What you have to do
Skip every picture and transcribe the remaining material exactly.

-------- Information supplied

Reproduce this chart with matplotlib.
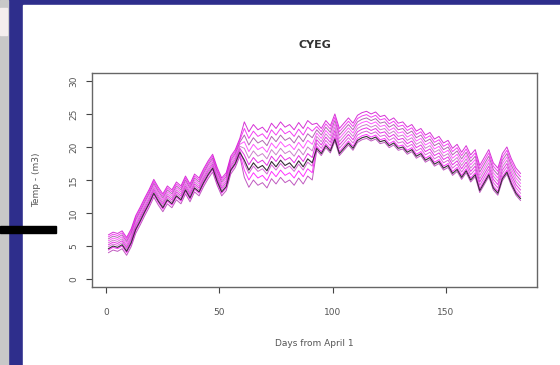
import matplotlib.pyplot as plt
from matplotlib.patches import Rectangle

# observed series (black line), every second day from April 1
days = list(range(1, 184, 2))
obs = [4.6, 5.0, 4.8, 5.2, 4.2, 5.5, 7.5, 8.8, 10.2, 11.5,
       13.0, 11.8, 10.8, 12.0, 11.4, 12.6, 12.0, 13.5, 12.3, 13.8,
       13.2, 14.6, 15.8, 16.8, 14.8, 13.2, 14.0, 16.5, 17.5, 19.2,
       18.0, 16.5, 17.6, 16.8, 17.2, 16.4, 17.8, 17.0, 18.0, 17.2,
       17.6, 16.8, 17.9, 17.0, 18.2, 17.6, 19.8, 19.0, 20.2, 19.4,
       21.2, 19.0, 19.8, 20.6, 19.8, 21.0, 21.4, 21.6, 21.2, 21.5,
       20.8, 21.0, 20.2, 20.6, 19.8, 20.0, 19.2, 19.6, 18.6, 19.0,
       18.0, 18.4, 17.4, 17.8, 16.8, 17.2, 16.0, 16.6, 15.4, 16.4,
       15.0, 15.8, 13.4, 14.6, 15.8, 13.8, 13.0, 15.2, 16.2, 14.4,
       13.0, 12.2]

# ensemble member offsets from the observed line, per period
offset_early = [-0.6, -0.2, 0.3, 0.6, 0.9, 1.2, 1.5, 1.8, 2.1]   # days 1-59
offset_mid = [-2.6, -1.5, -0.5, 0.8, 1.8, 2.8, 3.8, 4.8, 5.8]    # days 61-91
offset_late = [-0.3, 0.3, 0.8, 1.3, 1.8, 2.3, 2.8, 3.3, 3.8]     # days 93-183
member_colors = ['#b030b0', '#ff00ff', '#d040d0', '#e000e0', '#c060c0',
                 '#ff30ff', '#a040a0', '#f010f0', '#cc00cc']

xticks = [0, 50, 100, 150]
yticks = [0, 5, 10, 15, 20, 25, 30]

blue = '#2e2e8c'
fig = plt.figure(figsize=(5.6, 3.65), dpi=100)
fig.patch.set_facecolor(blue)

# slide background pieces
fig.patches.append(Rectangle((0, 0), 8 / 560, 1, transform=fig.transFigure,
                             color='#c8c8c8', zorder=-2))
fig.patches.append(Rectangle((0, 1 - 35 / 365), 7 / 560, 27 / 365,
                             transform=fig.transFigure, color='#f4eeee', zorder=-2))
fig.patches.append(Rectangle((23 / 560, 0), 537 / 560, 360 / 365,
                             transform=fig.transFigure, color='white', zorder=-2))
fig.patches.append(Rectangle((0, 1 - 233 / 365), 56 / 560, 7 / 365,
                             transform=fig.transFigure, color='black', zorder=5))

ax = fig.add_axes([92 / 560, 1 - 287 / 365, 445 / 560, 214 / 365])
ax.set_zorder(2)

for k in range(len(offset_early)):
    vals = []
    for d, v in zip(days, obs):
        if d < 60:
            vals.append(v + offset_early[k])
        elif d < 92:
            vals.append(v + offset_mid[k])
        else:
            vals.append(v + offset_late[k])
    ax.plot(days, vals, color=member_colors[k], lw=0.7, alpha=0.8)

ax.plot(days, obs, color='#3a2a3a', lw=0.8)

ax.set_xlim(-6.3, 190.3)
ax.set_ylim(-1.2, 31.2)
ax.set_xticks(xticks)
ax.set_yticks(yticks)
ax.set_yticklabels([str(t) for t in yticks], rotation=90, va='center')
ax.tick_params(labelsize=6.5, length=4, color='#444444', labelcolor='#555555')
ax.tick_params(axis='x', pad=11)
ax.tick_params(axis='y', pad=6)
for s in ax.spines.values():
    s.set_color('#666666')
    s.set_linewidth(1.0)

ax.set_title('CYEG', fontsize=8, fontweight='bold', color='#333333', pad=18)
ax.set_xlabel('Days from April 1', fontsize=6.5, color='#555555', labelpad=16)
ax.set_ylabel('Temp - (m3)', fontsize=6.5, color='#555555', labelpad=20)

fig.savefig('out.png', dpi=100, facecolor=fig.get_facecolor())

----------------

Solved exercise
Reproduce this chart with matplotlib.
import matplotlib.pyplot as plt
from matplotlib.patches import Rectangle

# observed series (black line), every second day from April 1
days = list(range(1, 184, 2))
obs = [4.6, 5.0, 4.8, 5.2, 4.2, 5.5, 7.5, 8.8, 10.2, 11.5,
       13.0, 11.8, 10.8, 12.0, 11.4, 12.6, 12.0, 13.5, 12.3, 13.8,
       13.2, 14.6, 15.8, 16.8, 14.8, 13.2, 14.0, 16.5, 17.5, 19.2,
       18.0, 16.5, 17.6, 16.8, 17.2, 16.4, 17.8, 17.0, 18.0, 17.2,
       17.6, 16.8, 17.9, 17.0, 18.2, 17.6, 19.8, 19.0, 20.2, 19.4,
       21.2, 19.0, 19.8, 20.6, 19.8, 21.0, 21.4, 21.6, 21.2, 21.5,
       20.8, 21.0, 20.2, 20.6, 19.8, 20.0, 19.2, 19.6, 18.6, 19.0,
       18.0, 18.4, 17.4, 17.8, 16.8, 17.2, 16.0, 16.6, 15.4, 16.4,
       15.0, 15.8, 13.4, 14.6, 15.8, 13.8, 13.0, 15.2, 16.2, 14.4,
       13.0, 12.2]

# ensemble member offsets from the observed line, per period
offset_early = [-0.6, -0.2, 0.3, 0.6, 0.9, 1.2, 1.5, 1.8, 2.1]   # days 1-59
offset_mid = [-2.6, -1.5, -0.5, 0.8, 1.8, 2.8, 3.8, 4.8, 5.8]    # days 61-91
offset_late = [-0.3, 0.3, 0.8, 1.3, 1.8, 2.3, 2.8, 3.3, 3.8]     # days 93-183
member_colors = ['#b030b0', '#ff00ff', '#d040d0', '#e000e0', '#c060c0',
                 '#ff30ff', '#a040a0', '#f010f0', '#cc00cc']

xticks = [0, 50, 100, 150]
yticks = [0, 5, 10, 15, 20, 25, 30]

blue = '#2e2e8c'
fig = plt.figure(figsize=(5.6, 3.65), dpi=100)
fig.patch.set_facecolor(blue)

# slide background pieces
fig.patches.append(Rectangle((0, 0), 8 / 560, 1, transform=fig.transFigure,
                             color='#c8c8c8', zorder=-2))
fig.patches.append(Rectangle((0, 1 - 35 / 365), 7 / 560, 27 / 365,
                             transform=fig.transFigure, color='#f4eeee', zorder=-2))
fig.patches.append(Rectangle((23 / 560, 0), 537 / 560, 360 / 365,
                             transform=fig.transFigure, color='white', zorder=-2))
fig.patches.append(Rectangle((0, 1 - 233 / 365), 56 / 560, 7 / 365,
                             transform=fig.transFigure, color='black', zorder=5))

ax = fig.add_axes([92 / 560, 1 - 287 / 365, 445 / 560, 214 / 365])
ax.set_zorder(2)

for k in range(len(offset_early)):
    vals = []
    for d, v in zip(days, obs):
        if d < 60:
            vals.append(v + offset_early[k])
        elif d < 92:
            vals.append(v + offset_mid[k])
        else:
            vals.append(v + offset_late[k])
    ax.plot(days, vals, color=member_colors[k], lw=0.7, alpha=0.8)

ax.plot(days, obs, color='#3a2a3a', lw=0.8)

ax.set_xlim(-6.3, 190.3)
ax.set_ylim(-1.2, 31.2)
ax.set_xticks(xticks)
ax.set_yticks(yticks)
ax.set_yticklabels([str(t) for t in yticks], rotation=90, va='center')
ax.tick_params(labelsize=6.5, length=4, color='#444444', labelcolor='#555555')
ax.tick_params(axis='x', pad=11)
ax.tick_params(axis='y', pad=6)
for s in ax.spines.values():
    s.set_color('#666666')
    s.set_linewidth(1.0)

ax.set_title('CYEG', fontsize=8, fontweight='bold', color='#333333', pad=18)
ax.set_xlabel('Days from April 1', fontsize=6.5, color='#555555', labelpad=16)
ax.set_ylabel('Temp - (m3)', fontsize=6.5, color='#555555', labelpad=20)

fig.savefig('out.png', dpi=100, facecolor=fig.get_facecolor())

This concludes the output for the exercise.